The NHL played two outdoor games on consecutive days the weekend before the Super Bowl on Jan. 25-26, and the games could not have looked more different on TV.
The one at Dodger Stadium was under the lights with a rink surrounded by a Dek hockey and beach volleyball court and with KISS serving as the house band. The one at Yankee Stadium featured blowing snow across two ice rinks, an organist and a game delayed because the Northeast's bright winter sun threatened to damage the ice surface.
The NHL might cut back to four outdoor games, including the Classic in Washington, next season, Collins said. The San Jose Sharks are lobbying to host one at the San Francisco 49ers' new stadium in Santa Clara, Calif.
Collins and other league officials are cautiously optimistic, especially after the perceived success of the Dodger Stadium game, that options for outdoor games in nontraditional markets are plentiful.
Football stadiums in Arlington, Texas; Columbus, Ohio; and Glendale, Ariz., are being eyed, as is a soccer pitch in Toronto and baseball stadiums in Miami and along the Allegheny River.

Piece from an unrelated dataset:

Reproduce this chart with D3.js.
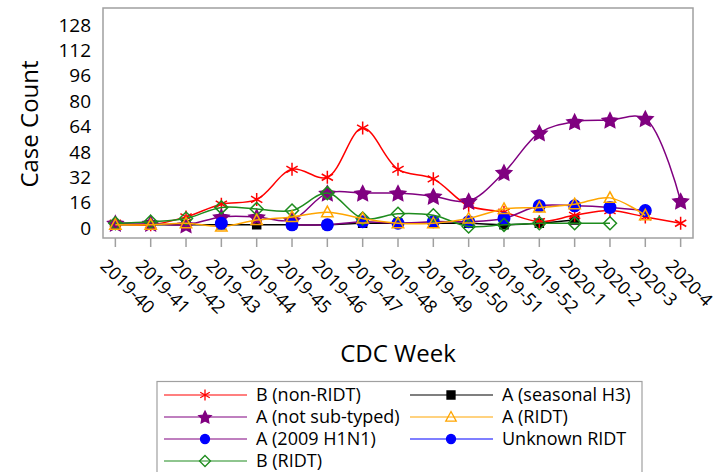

“As long as the fans keep showing they're interested, and I think we're seeing they love it, I think you'll see the outdoor games,” Olczyk said. “You do have to be careful not to kill the golden goose, but it doesn't seem like we're there by a long shot.
“I live in Chicago, and there's a lot of people talking about this one game. You wouldn't get that for a regular-season game, even if it was the Penguins and Blackhawks. It's unbelievable to think where it's gone from that day in Buffalo when Sidney scored that goal. It's become bigger than anybody imagined.”